If you regrid your data to a coarser lat/lon grid using e.g. bilinear interpolation, this will result in a smoother field.
The NCAR ClimateData guide has a nice introduction to regridding (general, not Python-specific).
The most powerful implementation of regridding routines available for Python is, to my knowledge, the Earth System Modeling Framework (ESMF) Python interface (ESMPy). If this is a bit too involved for your application, you should look into
EarthPy tutorials on regridding (e.g. using Pyresample, cKDTree, or Basemap).

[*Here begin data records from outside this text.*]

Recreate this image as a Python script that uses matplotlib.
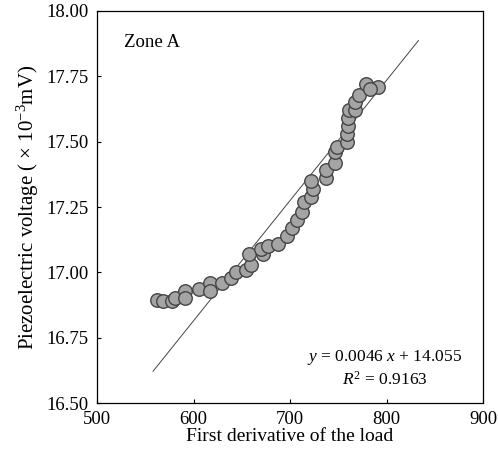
import numpy as np
import matplotlib
matplotlib.use("Agg")
import matplotlib.pyplot as plt

# values
load_deriv = [561.6, 568, 578, 581, 591, 591, 606, 617, 617, 629,
              639, 644, 654, 659, 657, 672, 670, 677, 687, 697,
              702, 707, 712, 714, 722, 724, 722, 737, 737, 747,
              747, 749, 759, 759, 760, 760, 761, 767, 767, 771,
              779, 791, 783]
voltage = [16.895, 16.89, 16.89, 16.90, 16.93, 16.90, 16.935, 16.96, 16.93, 16.96,
           16.98, 17.00, 17.01, 17.03, 17.07, 17.07, 17.09, 17.10, 17.11, 17.14,
           17.17, 17.20, 17.23, 17.27, 17.29, 17.32, 17.35, 17.36, 17.39, 17.42,
           17.46, 17.48, 17.50, 17.53, 17.56, 17.59, 17.62, 17.62, 17.65, 17.68,
           17.72, 17.71, 17.70]

slope = 0.0046
intercept = 14.055
r2 = 0.9163
fit_range = [558, 833]

xticks = [500, 600, 700, 800, 900]
yticks = [16.50, 16.75, 17.00, 17.25, 17.50, 17.75, 18.00]

plt.rcParams['font.family'] = ['Liberation Serif', 'DejaVu Serif']
plt.rcParams['mathtext.fontset'] = 'custom'
plt.rcParams['mathtext.rm'] = 'Liberation Serif'
plt.rcParams['mathtext.it'] = 'Liberation Serif:italic'

fig = plt.figure(figsize=(4.98, 4.58), dpi=100)
ax = fig.add_axes([0.195, 0.12, 0.775, 0.856])

ax.scatter(load_deriv, voltage, s=95, facecolor='#a4a4a4', edgecolor='#454545',
           linewidth=1.0, zorder=3)

fx = np.array(fit_range)
ax.plot(fx, slope * fx + intercept, color='#444444', lw=0.7, zorder=2)

ax.set_xlim(500, 900)
ax.set_ylim(16.5, 18.0)
ax.set_xticks(xticks)
ax.set_yticks(yticks)
ax.set_yticklabels(['%.2f' % v for v in yticks])
ax.tick_params(direction='in', length=3, width=0.8, labelsize=13.5, pad=6)
for s in ax.spines.values():
    s.set_linewidth(0.9)

ax.set_xlabel('First derivative of the load', fontsize=14, labelpad=0)
ax.set_ylabel('Piezoelectric voltage ( \u00d7 10$^{-3}$mV)', fontsize=15, labelpad=4)

ax.text(0.07, 0.92, 'Zone A', transform=ax.transAxes, fontsize=13.5,
        ha='left', va='center')
ax.text(0.745, 0.117, '$y$ = %.4f $x$ + %.3f' % (slope, intercept),
        transform=ax.transAxes, fontsize=12.5, ha='center', va='center')
ax.text(0.745, 0.059, '$R^2$ = %.4f' % r2, transform=ax.transAxes,
        fontsize=12.5, ha='center', va='center')

fig.savefig('out.png', dpi=100)
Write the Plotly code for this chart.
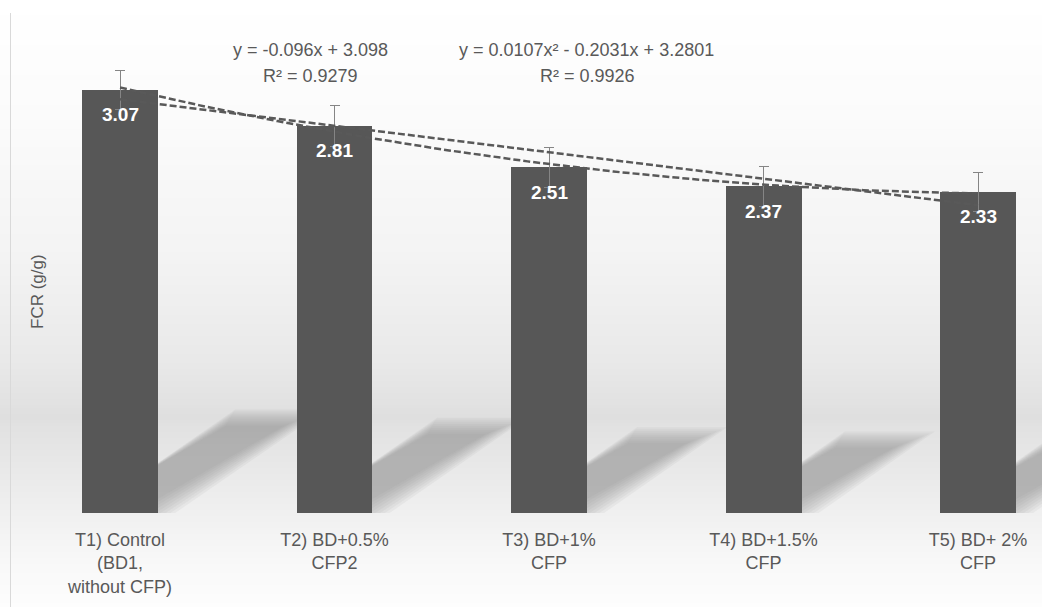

Turning your data into an Iris cube and using Iris' regridding functions.
Perhaps start by looking at the EarthPy regridding tutorial using Basemap, since you are using it already.
The way to do this in your example would be
from mpl_toolkits import basemap
from netCDF4 import Dataset
filename = '/Users/Nick/Desktop/SST/SST.nc'
with Dataset(filename, mode='r') as fh:
lons = fh.variables['LON'][:]
lats = fh.variables['LAT'][:]
sst = fh.variables['SST'][:].squeeze()
lons_sub, lats_sub = np.meshgrid(lons[::4], lats[::4])
sst_coarse = basemap.interp(sst, lons, lats, lons_sub, lats_sub, order=1)
This performs bilinear interpolation (order=1) on your SST data onto a sub-sampled grid (every fourth point). Your plot will look more coarse-grained afterwards. If you do not like that, interpolate back onto the original grid with e.g.
sst_smooth = basemap.interp(sst_coarse, lons_sub[0,:], lats_sub[:,0], *np.meshgrid(lons, lats), order=1)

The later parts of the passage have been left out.